With the trade deadline rapidly approaching, there will be roster speculation swirling around every team. There is one question that is still confounding to many: why do GMs still trade with Billy Beane?
The answer is simple. Beane and company have a knack for assembling talent. They put players in situations in which they will succeed, which leads to impressive stat lines. These players then catch the eyes of rival GMs, and Beane trades them away for prospects.
That was Beane’s Modus operandi until recently, when he largely traded away the farm to have a contender today. The players he traded away have built the team with the best record in baseball. This team does not have a glaring weakness. Oakland is on pace for 100 wins nearly half way through the season. Obviously Billy Beane knows how to execute a trade.
Again, why do teams trade with Billy Beane? He is obviously a swindler that leaves a path of destruction. Not necessarily. Beane has made some trades that look pretty lopsided today, but were leaving experts to wonder at the time. Let’s look at a few trades, and you’ll see why the A’s still have trading partners as the trade deadline approaches, and also how the Athletics remain competitive year after year.
De Los Santos pitched to the tune of a 4.32 ERA in 2011, but in 2012 impressed enough with his 3.00 ERA to become trade bait for the A’s to land George Kottaras for the stretch run. Ryan Sweeney always showed the potential to be a pretty decent outfielder, but spent too much time on the DL for the Athletics’ liking and was included in a trade with the Red Sox. He was sent to Boston with Andrew Bailey (neither is still with the team) for Josh Reddick and 2 minor leaguers currently playing to Double-A for the A’s. Reddick may not currently have the offensive production we’d all like, but his defense is an undeniable asset to the team.

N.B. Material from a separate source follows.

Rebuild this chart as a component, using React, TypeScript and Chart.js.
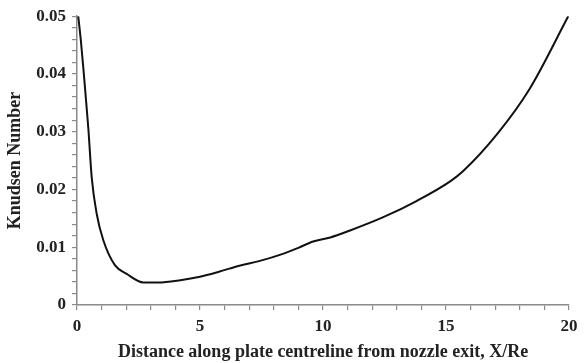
import React, { useEffect, useRef } from "react";
import { Chart, registerables } from "chart.js";

Chart.register(...registerables);

const xValues = [0.05, 0.15, 0.26, 0.36, 0.46, 0.6, 0.8, 1.07, 1.54, 2.02, 2.7, 3.3, 4.2, 5, 5.8, 6.6, 7.4, 8.4, 9.0, 9.6, 10.3, 11.1, 12.45, 13.8, 15.2, 15.7, 17.06, 18.41, 19.97];
const knudsen = [0.05, 0.0461, 0.0409, 0.0358, 0.0306, 0.022, 0.0158, 0.0112, 0.0069, 0.0054, 0.0039, 0.0039, 0.0043, 0.0049, 0.0058, 0.0068, 0.0076, 0.0089, 0.0099, 0.011, 0.0117, 0.0129, 0.0152, 0.018, 0.0215, 0.0232, 0.0295, 0.0375, 0.05];

const xTitle = "Distance along plate centreline from nozzle exit, X/Re";
const yTitle = "Knudsen Number";

export default function App() {
  const ref = useRef<HTMLCanvasElement>(null);

  useEffect(() => {
    document.body.style.margin = "0";
    const canvas = ref.current;
    if (!canvas) return;
    const font = "'Liberation Serif', 'Times New Roman', serif";
    const axisColor = "#8a8a8a";
    const chart = new Chart(canvas, {
      type: "line",
      data: {
        datasets: [
          {
            data: xValues.map((x, i) => ({ x, y: knudsen[i] })),
            borderColor: "#111",
            borderWidth: 2,
            pointRadius: 0,
            tension: 0.3,
            cubicInterpolationMode: "monotone",
            fill: false,
          },
        ],
      },
      options: {
        animation: false,
        responsive: false,
        layout: { padding: { top: 14, right: 16, left: 0, bottom: 0 } },
        plugins: { legend: { display: false }, tooltip: { enabled: false } },
        scales: {
          x: {
            type: "linear",
            min: 0,
            max: 20,
            afterFit: (s: any) => {
              s.height = 58;
            },
            border: { color: axisColor, width: 1.5 },
            grid: { drawOnChartArea: false, tickLength: 5, color: axisColor, lineWidth: 1.2 },
            ticks: {
              stepSize: 1,
              autoSkip: false,
              maxRotation: 0,
              padding: 6,
              color: "#222",
              font: { family: font, size: 17, weight: "bold" },
              callback: (v: any) => (Math.round(v) % 5 === 0 ? String(Math.round(v)) : ""),
            },
            title: {
              display: true,
              text: xTitle,
              color: "#222",
              font: { family: font, size: 18, weight: "bold" },
              padding: { top: 2, bottom: 0 },
            },
          },
          y: {
            min: 0,
            max: 0.05,
            afterFit: (s: any) => {
              s.width = 77;
            },
            border: { color: axisColor, width: 1.5 },
            grid: { drawOnChartArea: false, tickLength: 5, color: axisColor, lineWidth: 1.2 },
            ticks: {
              stepSize: 0.002,
              autoSkip: false,
              padding: 6,
              color: "#222",
              font: { family: font, size: 17, weight: "bold" },
              callback: (v: any) => {
                const k = Math.round(v * 500);
                if (k % 5 !== 0) return "";
                return k === 0 ? "0" : (k / 500).toFixed(2);
              },
            },
            title: {
              display: true,
              text: yTitle,
              color: "#222",
              font: { family: font, size: 18, weight: "bold" },
              padding: { top: 5, bottom: 0 },
            },
          },
        },
      },
    } as any);
    return () => chart.destroy();
  }, []);

  return (
    <div style={{ width: 585, height: 363 }}>
      <canvas ref={ref} width={585} height={363} style={{ display: "block" }} />
    </div>
  );
}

Lastly, there is Gio Gonzalez, who was traded for Tommy Milone, Derek Norris and Brad Peacock (who was used to acquire Jed Lowrie). Norris is playing like an All-Star, and Tommy Milone has been a solid bottom-of-the-rotation starter this season.
Recap: Trading Nick Swisher yielded current Athletics Josh Reddick, Derek Norris, Tommy Milone and to some degree, Jed Lowrie.
As you may have heard, Cahill is no longer with the Diamondbacks after being DFA’d a couple of weeks back. Cowgill has since been traded as well, but Ryan Cook has played an integral role in the A’s bullpen at times since his acquisition. Jarrod Parker was primed to be the ace of the staff before suffering an injury this spring. If he can return to form, this trade is about as lopsided as a Beane deal can get.
Lastly, there is the trade that A’s fans don’t talk about. In the interest of journalism, I will speak of the unspeakable.
Matt Holiday didn’t even stick around for a whole season. He played in 93 games for the A’s, got traded to the Cardinals and put up nearly identical stats for the birds in only 63 games in St. Louis. We are done talking about this one. Point being, not every trade has been flawless.
If you want to follow the rabbit hole of this trade, it doesn’t get any better either. At the end of the day, the A’s received Michael Taylor, who was recently traded to the White Sox for Jake Sanchez. If Sanchez develops well, then the A’s may finally be able to put the Holiday trade in the past.
These trades encapsulate why it is beneficial to trade with the A’s. Well, not the Cahill deal. The A’s are always willing to trade a highly talented player in exchange for youth and cost-effectiveness. In the Gio Gonzalez trade, both teams got better, and I’m positive both teams would execute the trade again.
Billy Beane has trade partners because he isn’t afraid to trade away a player with value. Value to the A’s means something different entirely. In Oakland, it’s not only about production, but the player’s contract also plays a large part in who they are willing to trade.
What Beane and company are best at (generally) is evaluating talent. If the A’s are willing to give up a prospect, either their value is extremely high, or they don’t believe in the kid as highly as other teams.
The trade deadline should be very interesting for the Oakland Athletics’ GM. He has already plowed the farm, and is currently waiting for the crops to develop in the form of future A’s talent.